After the book, when I could tell Miriam was getting the concept, I grabbed a bunch of cubes that come in sets of ten. I piled some in front of her and asked her what the most efficient way of counting them would be. I gave her hints and she carefully counted them into groups of tens and then one group of ones. Then I asked her to figure out how many there were. She immediately started counting them by ones over again. I stopped her and reminded her that she knew how to count by tens. So she counted the groups of ten by tens, and then counted the three or so in the group of ones. When she realized what she'd done and how fast she'd been able to count all those cubes--you should have seen her face. It was priceless.

We practiced that a few more times. Then I got her math book and we flipped through pages and did every single practice problem we could find that had to do with locating numbers in the tens place, or ones place, or hundreds place. We also did all the problems that used base ten squares to have her count things. She got it.

All because she can't help reading books with cute pictures of bears.

Really, it was a little miracle for both of us. A reminder to me that she can get it when she's developmentally ready and it is presented in the right way. A way that matches her and her strengths. And a reminder that there is no need to rush. She'll learn everything she needs to at the right time for her.

A reminder to her that she used to love math.
Here are our other favorite math books so far. One More Bunny has the cutest illustrations. More to the point, it is about adding one. All my children loved it. I had my four year old figure out how many bunnies there would be if you added one before I let the older two say the answer.

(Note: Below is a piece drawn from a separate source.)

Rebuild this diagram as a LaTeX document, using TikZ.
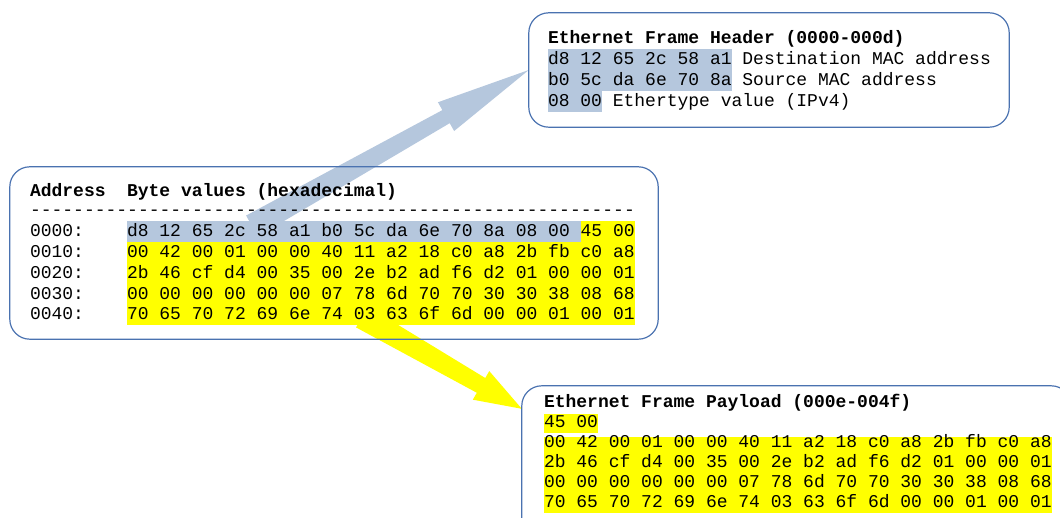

They nearly burst waiting for Emeline--but it was good practice for all three. Can't emphasize enough how cute the pictures are. I put this on my list of must own just for the picture of the bunny in the swing. You'll know which bunny I mean when you see her.

Quack and Count is about grouping the number 7. So one page will have the duckies in a group of 5 and a group of 2. Another page will have the duckies in a group of 1 and a group of 6. As a little side benefit, there are three little ladybugs hidden on each spread. We had a lot of fun reading this book together and finding the ladybugs.

After we read it, I got out my counting cubes again and Cowen and I practiced making different groups that equaled five. He didn't really get it at first, but was starting to by the end. Miriam already knew this concept, but I drilled her for two days after we read the book on the addition so now she's a pro at 4+3 and 5+2 and 3+4 and 2+5.

Cute book.

Happy math reading.

Hope you are all having your own little learning miracles.